■ Information supplied ■
——————
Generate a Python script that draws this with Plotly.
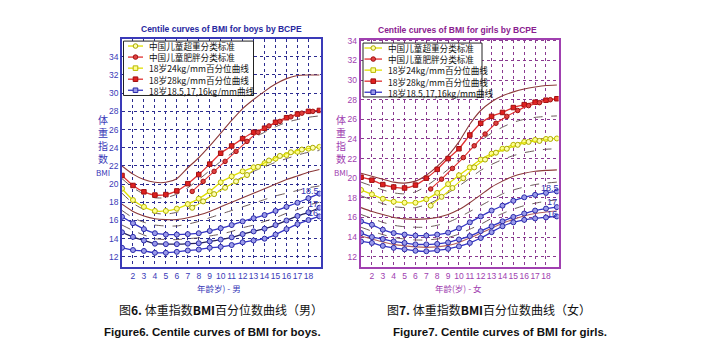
import plotly.graph_objects as go

W, H = 705, 361

# ---------------- data ----------------
ages = list(range(1, 20))
std_ages = [7.4, 8.4, 9.4, 10.4, 11.4, 12.4, 13.4, 14.4, 15.4, 16.4, 17.4, 18.4]
x_ticks = list(range(2, 19))
y_ticks = list(range(12, 36, 2))

# boys
boys_p185 = [16.4, 15.7, 15.05, 14.6, 14.45, 14.45, 14.5, 14.6, 14.85, 15.15, 15.5, 15.9, 16.25, 16.6, 17.05, 17.5, 17.95, 18.45, 18.95]
boys_p17 = [14.7, 14.2, 13.8, 13.45, 13.4, 13.4, 13.45, 13.5, 13.7, 13.9, 14.15, 14.5, 14.8, 15.1, 15.5, 16.0, 16.5, 16.9, 17.4]
boys_p16 = [13.0, 12.75, 12.65, 12.45, 12.45, 12.55, 12.7, 12.8, 13.0, 13.1, 13.3, 13.6, 13.8, 14.0, 14.45, 15.05, 15.6, 16.05, 16.45]
boys_p24 = [19.5, 18.25, 17.5, 17.05, 17.05, 17.3, 17.8, 18.4, 19.2, 20.2, 20.85, 21.4, 21.85, 22.3, 22.8, 23.2, 23.55, 23.9, 24.1]
boys_p28 = [20.95, 19.85, 19.15, 18.8, 18.85, 19.25, 20.05, 21.05, 22.2, 23.4, 24.2, 25.0, 25.7, 26.15, 26.8, 27.3, 27.7, 28.0, 28.1]
boys_top = [22.0, 21.1, 20.5, 20.2, 20.2, 20.6, 21.8, 22.9, 24.2, 25.6, 27.0, 28.3, 29.3, 30.2, 31.0, 31.6, 31.95, 32.0, 32.0]
boys_mid = [17.8, 17.0, 16.5, 16.2, 16.1, 16.1, 16.3, 16.6, 17.0, 17.5, 18.0, 18.5, 19.0, 19.5, 20.0, 20.5, 20.9, 21.3, 21.6]
boys_dash1 = [20.6, 19.6, 18.9, 18.5, 18.5, 18.9, 19.6, 20.5, 21.5, 22.5, 23.4, 24.3, 25.1, 25.7, 26.3, 26.8, 27.1, 27.35, 27.5]
boys_dash2 = [19.0, 17.9, 17.2, 16.8, 16.7, 16.9, 17.3, 17.9, 18.6, 19.4, 20.1, 20.8, 21.4, 21.9, 22.4, 22.8, 23.2, 23.5, 23.7]
boys_dash3 = [17.1, 16.3, 15.8, 15.5, 15.4, 15.4, 15.6, 15.9, 16.3, 16.7, 17.1, 17.5, 17.9, 18.3, 18.7, 19.0, 19.3, 19.6, 19.8]
boys_dash4 = [15.5, 14.9, 14.4, 14.0, 13.9, 13.9, 14.0, 14.1, 14.3, 14.5, 14.8, 15.2, 15.5, 15.9, 16.3, 16.8, 17.2, 17.7, 18.0]
boys_cn_ow = [17.4, 18.1, 18.9, 19.6, 20.3, 21.0, 21.9, 22.6, 23.1, 23.5, 23.8, 24.0]
boys_cn_ob = [19.2, 20.3, 21.4, 22.5, 23.6, 24.7, 25.7, 26.4, 26.9, 27.4, 27.8, 28.0]

# girls
girls_p185 = [15.6, 15.25, 14.75, 14.4, 14.25, 14.15, 14.15, 14.25, 14.45, 14.9, 15.5, 16.1, 16.7, 17.2, 17.7, 18.05, 18.3, 18.5, 18.65]
girls_p17 = [14.4, 14.0, 13.8, 13.55, 13.4, 13.25, 13.25, 13.3, 13.45, 13.75, 14.1, 14.6, 15.1, 15.6, 16.05, 16.4, 16.7, 16.9, 17.05]
girls_p16 = [13.55, 13.4, 13.1, 12.9, 12.75, 12.6, 12.55, 12.65, 12.8, 13.05, 13.4, 13.9, 14.5, 15.1, 15.5, 15.75, 15.9, 16.0, 16.1]
girls_p24 = [18.8, 18.35, 17.9, 17.6, 17.5, 17.5, 17.85, 18.5, 19.4, 20.3, 21.1, 21.9, 22.5, 23.0, 23.4, 23.7, 23.9, 24.0, 24.05]
girls_p28 = [20.1, 19.8, 19.35, 19.1, 19.0, 19.3, 20.0, 20.9, 22.0, 23.0, 24.4, 25.6, 26.3, 26.7, 27.2, 27.5, 27.75, 27.95, 28.1]
girls_top = [20.5, 20.2, 19.9, 19.6, 19.5, 19.7, 20.3, 21.2, 22.3, 23.7, 25.5, 26.9, 27.8, 28.4, 28.8, 29.1, 29.3, 29.45, 29.5]
girls_mid = [17.0, 16.6, 16.3, 16.0, 15.85, 15.8, 15.85, 16.0, 16.3, 16.8, 17.5, 18.3, 19.1, 19.7, 20.2, 20.5, 20.7, 20.8, 20.85]
girls_low = [14.1, 13.8, 13.5, 13.25, 13.1, 13.0, 12.95, 13.0, 13.15, 13.45, 13.9, 14.4, 14.9, 15.4, 15.8, 16.15, 16.4, 16.55, 16.65]
girls_dash1 = [19.6, 19.2, 18.8, 18.5, 18.4, 18.6, 19.2, 20.0, 20.9, 21.9, 22.9, 23.8, 24.6, 25.2, 25.7, 26.0, 26.2, 26.3, 26.35]
girls_dash2 = [18.2, 17.8, 17.4, 17.1, 17.0, 17.0, 17.3, 17.8, 18.5, 19.2, 20.0, 20.8, 21.4, 21.9, 22.3, 22.6, 22.8, 22.95, 23.0]
girls_dash3 = [16.3, 15.9, 15.5, 15.2, 15.05, 15.0, 15.0, 15.2, 15.5, 16.0, 16.6, 17.2, 17.8, 18.4, 18.8, 19.1, 19.35, 19.5, 19.6]
girls_dash4 = [15.0, 14.6, 14.25, 13.95, 13.8, 13.7, 13.7, 13.8, 13.95, 14.3, 14.8, 15.3, 15.9, 16.4, 16.85, 17.2, 17.45, 17.65, 17.8]
girls_cn_ow = [17.2, 18.1, 19.0, 20.0, 21.1, 21.9, 22.6, 23.0, 23.4, 23.7, 23.8, 24.0]
girls_cn_ob = [18.9, 19.9, 21.0, 22.1, 23.3, 24.5, 25.6, 26.3, 26.9, 27.4, 27.7, 28.0]

legend_labels = ["中国儿童超重分类标准", "中国儿童肥胖分类标准", "18岁24kg/mm百分位曲线",
                 "18岁28kg/mm百分位曲线", "18岁18.5,17,16kg/mm曲线"]
curve_labels = ["18.5", "17", "16"]

# ---------------- styles ----------------
BROWN = "#8c3a3a"
DASH = "#5a4646"
YEL = "#e0e000"
RED = "#e03030"
BLUE = "#3434c4"
CJK = "Noto Sans CJK SC"


def px(x):
    return x / W


def py(y):
    return 1 - y / H


fig = go.Figure()


def add_line(xs, ys, axis, color, width=1, dash="solid", marker=None):
    kw = dict(x=xs, y=ys, mode="lines", line=dict(color=color, width=width, dash=dash,
                                                  shape="spline", smoothing=0.6),
              xaxis="x" + axis, yaxis="y" + axis, showlegend=False, hoverinfo="skip")
    if marker:
        kw["mode"] = "lines+markers"
        kw["marker"] = marker
    fig.add_trace(go.Scatter(**kw))


def mk(symbol, fill, edge, size=5):
    return dict(symbol=symbol, size=size, color=fill, line=dict(color=edge, width=1))


def draw_panel(ax, top, mid, low, d1, d2, d3, d4, p28, p24, p185, p17, p16, ow, ob, p17color):
    for d in (d1, d2, d3, d4):
        add_line(ages, d, ax, DASH, 0.9, "dash")
    add_line(ages, top, ax, BROWN, 1.1)
    add_line(ages, mid, ax, BROWN, 1.1)
    if low is not None:
        add_line(ages, low, ax, "#b06060", 1.1)
    add_line(ages, p185, ax, BLUE, 1.3, marker=mk("circle", "#9a9aea", "#2a2aa8"))
    add_line(ages, p17, ax, p17color, 1.3, marker=mk("circle", "#9a9aea", "#2a2aa8"))
    add_line(ages, p16, ax, BLUE, 1.3, marker=mk("circle", "#9a9aea", "#2a2aa8"))
    add_line(ages, p24, ax, YEL, 1.3, marker=mk("circle", "#ffff90", "#b8b800"))
    add_line(std_ages, ow, ax, YEL, 1.1, marker=mk("circle", "#ffffb0", "#a8a800", 5))
    add_line(ages, p28, ax, RED, 1.3, marker=mk("square", "#e02020", "#a01010", 4.5))
    add_line(std_ages, ob, ax, RED, 1.1, marker=mk("circle", "#e04040", "#a01010", 4.5))


draw_panel("", boys_top, boys_mid, None, boys_dash1, boys_dash2, boys_dash3, boys_dash4,
           boys_p28, boys_p24, boys_p185, boys_p17, boys_p16, boys_cn_ow, boys_cn_ob, "#24205e")
draw_panel("2", girls_top, girls_mid, girls_low, girls_dash1, girls_dash2, girls_dash3, girls_dash4,
           girls_p28, girls_p24, girls_p185, girls_p17, girls_p16, girls_cn_ow, girls_cn_ob, BLUE)


def axis(domain, rng, tickvals, color, grid, anchor):
    return dict(domain=domain, range=rng, tickvals=tickvals, showline=True, mirror=True,
                linecolor=color, linewidth=1.6, gridcolor=grid, griddash="dot", gridwidth=1,
                zeroline=False, ticks="", tickangle=0,
                tickfont=dict(family="Liberation Sans", size=8.5, color=color),
                anchor=anchor)


B_AX = "#3a3ab8"
G_AX = "#a040b0"
layout = dict(
    width=W, height=H, margin=dict(l=0, r=0, t=0, b=0),
    paper_bgcolor="white", plot_bgcolor="white", showlegend=False,
    xaxis=axis([px(122), px(320.5)], [1.0, 19.1], x_ticks, B_AX, "#2c2c90", "y"),
    yaxis=axis([py(266), py(35)], [10.88, 36.0], y_ticks, B_AX, "#2c2c90", "x"),
    xaxis2=axis([px(360.5), px(558.5)], [0.95, 19.15], x_ticks, G_AX, "#8a3a90", "y2"),
    yaxis2=axis([py(266), py(36)], [10.94, 34.13], y_ticks, G_AX, "#8a3a90", "x2"),
)
fig.update_layout(**layout)

shapes = []
ann = []


def note(x, y, text, size, color, family=CJK, xanchor="center", xref="paper", yref="paper", **kw):
    ann.append(dict(x=x, y=y, xref=xref, yref=yref, text=text, showarrow=False,
                    xanchor=xanchor, yanchor="middle",
                    font=dict(family=family, size=size, color=color), **kw))


# legends
leg_markers = [
    ("circle", YEL, "#ffffb0", "#a8a800"),
    ("circle", RED, "#e04040", "#a01010"),
    ("square", YEL, "#ffff90", "#b8b800"),
    ("square", RED, "#e02020", "#a01010"),
    ("square", BLUE, "#9a9aea", "#2a2aa8"),
]
LEG_FONT = 8.6
ROW = LEG_FONT * 1.3


def legend(x0, y0, x1, y1, first_row, lx0, lx1, tx):
    shapes.append(dict(type="rect", xref="paper", yref="paper", x0=px(x0), x1=px(x1),
                       y0=py(y1), y1=py(y0), line=dict(color="#222222", width=1), fillcolor="white",
                       layer="above"))
    for i, (sym, lc, fc, ec) in enumerate(leg_markers):
        ry = first_row + i * ROW
        shapes.append(dict(type="line", xref="paper", yref="paper", x0=px(lx0), x1=px(lx1),
                           y0=py(ry), y1=py(ry), line=dict(color=lc, width=1.3), layer="above"))
        cx = (lx0 + lx1) / 2
        r = 2.3
        shapes.append(dict(type="circle" if sym == "circle" else "rect", xref="paper", yref="paper",
                           x0=px(cx - r), x1=px(cx + r), y0=py(ry + r), y1=py(ry - r),
                           fillcolor=fc, line=dict(color=ec, width=1), layer="above"))
    mid = first_row + 2 * ROW
    note(px(tx), py(mid), "<br>".join(legend_labels), LEG_FONT, "#111111", xanchor="left",
         align="left")


legend(123.5, 37.5, 253.5, 92.5, 42.5, 128, 143, 147)
legend(363, 39.5, 482, 94, 44.5, 364.5, 382, 386)

# titles
note(px(221), py(25), "<b>Centile curves of BMI for boys by BCPE</b>", 8.5, "#2828a0", "Liberation Sans")
note(px(457), py(26), "<b>Centile curves of BMI for girls by BCPE</b>", 8.5, "#8a2090", "Liberation Sans")

# y axis titles
for xc, col in ((103, B_AX), (341, G_AX)):
    note(px(xc), py(143), "体<br>重<br>指<br>数<br><span style='font-size:8px'>BMI</span>", 10, col,
         align="center")

# x axis titles
note(px(219), py(287.5), "年龄岁) - 男", 8.5, B_AX)
note(px(458), py(287.5), "年龄(岁) - 女", 8.5, G_AX)

# curve labels
for lab, (bx, by), (gx, gy) in zip(curve_labels,
                                   [(18.1, 19.2), (18.45, 17.8), (18.45, 16.8)],
                                   [(18.35, 18.95), (18.55, 17.55), (18.55, 16.35)]):
    note(bx, by, lab, 9, "#3030b0", "Liberation Sans", xref="x", yref="y")
    note(gx, gy, lab, 9, "#3030b0", "Liberation Sans", xref="x2", yref="y2")

# captions
note(px(221), py(309), "图<b>6.</b> 体重指数<b>BMI</b>百分位数曲线（男）", 12, "#111111")
note(px(212), py(332), "<b>Figure6. Centile curves of BMI for boys.</b>", 11.5, "#111111", "Liberation Sans")
note(px(489), py(309), "图<b>7.</b> 体重指数<b>BMI</b>百分位数曲线（女）", 12, "#111111")
note(px(500), py(332), "<b>Figure7. Centile curves of BMI for girls.</b>", 11.5, "#111111", "Liberation Sans")

fig.update_layout(shapes=shapes, annotations=ann)
fig.write_html("out.html", post_script="document.body.style.margin='0';",
               config={"displayModeBar": False})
——————
■ Written request ■
Give back exactly the lines from the first line of the data through the line with "27.4, 27.8, 28.0]", pictures excluded.

■ Answer for this exercise ■
Generate a Python script that draws this with Plotly.
import plotly.graph_objects as go

W, H = 705, 361

# ---------------- data ----------------
ages = list(range(1, 20))
std_ages = [7.4, 8.4, 9.4, 10.4, 11.4, 12.4, 13.4, 14.4, 15.4, 16.4, 17.4, 18.4]
x_ticks = list(range(2, 19))
y_ticks = list(range(12, 36, 2))

# boys
boys_p185 = [16.4, 15.7, 15.05, 14.6, 14.45, 14.45, 14.5, 14.6, 14.85, 15.15, 15.5, 15.9, 16.25, 16.6, 17.05, 17.5, 17.95, 18.45, 18.95]
boys_p17 = [14.7, 14.2, 13.8, 13.45, 13.4, 13.4, 13.45, 13.5, 13.7, 13.9, 14.15, 14.5, 14.8, 15.1, 15.5, 16.0, 16.5, 16.9, 17.4]
boys_p16 = [13.0, 12.75, 12.65, 12.45, 12.45, 12.55, 12.7, 12.8, 13.0, 13.1, 13.3, 13.6, 13.8, 14.0, 14.45, 15.05, 15.6, 16.05, 16.45]
boys_p24 = [19.5, 18.25, 17.5, 17.05, 17.05, 17.3, 17.8, 18.4, 19.2, 20.2, 20.85, 21.4, 21.85, 22.3, 22.8, 23.2, 23.55, 23.9, 24.1]
boys_p28 = [20.95, 19.85, 19.15, 18.8, 18.85, 19.25, 20.05, 21.05, 22.2, 23.4, 24.2, 25.0, 25.7, 26.15, 26.8, 27.3, 27.7, 28.0, 28.1]
boys_top = [22.0, 21.1, 20.5, 20.2, 20.2, 20.6, 21.8, 22.9, 24.2, 25.6, 27.0, 28.3, 29.3, 30.2, 31.0, 31.6, 31.95, 32.0, 32.0]
boys_mid = [17.8, 17.0, 16.5, 16.2, 16.1, 16.1, 16.3, 16.6, 17.0, 17.5, 18.0, 18.5, 19.0, 19.5, 20.0, 20.5, 20.9, 21.3, 21.6]
boys_dash1 = [20.6, 19.6, 18.9, 18.5, 18.5, 18.9, 19.6, 20.5, 21.5, 22.5, 23.4, 24.3, 25.1, 25.7, 26.3, 26.8, 27.1, 27.35, 27.5]
boys_dash2 = [19.0, 17.9, 17.2, 16.8, 16.7, 16.9, 17.3, 17.9, 18.6, 19.4, 20.1, 20.8, 21.4, 21.9, 22.4, 22.8, 23.2, 23.5, 23.7]
boys_dash3 = [17.1, 16.3, 15.8, 15.5, 15.4, 15.4, 15.6, 15.9, 16.3, 16.7, 17.1, 17.5, 17.9, 18.3, 18.7, 19.0, 19.3, 19.6, 19.8]
boys_dash4 = [15.5, 14.9, 14.4, 14.0, 13.9, 13.9, 14.0, 14.1, 14.3, 14.5, 14.8, 15.2, 15.5, 15.9, 16.3, 16.8, 17.2, 17.7, 18.0]
boys_cn_ow = [17.4, 18.1, 18.9, 19.6, 20.3, 21.0, 21.9, 22.6, 23.1, 23.5, 23.8, 24.0]
boys_cn_ob = [19.2, 20.3, 21.4, 22.5, 23.6, 24.7, 25.7, 26.4, 26.9, 27.4, 27.8, 28.0]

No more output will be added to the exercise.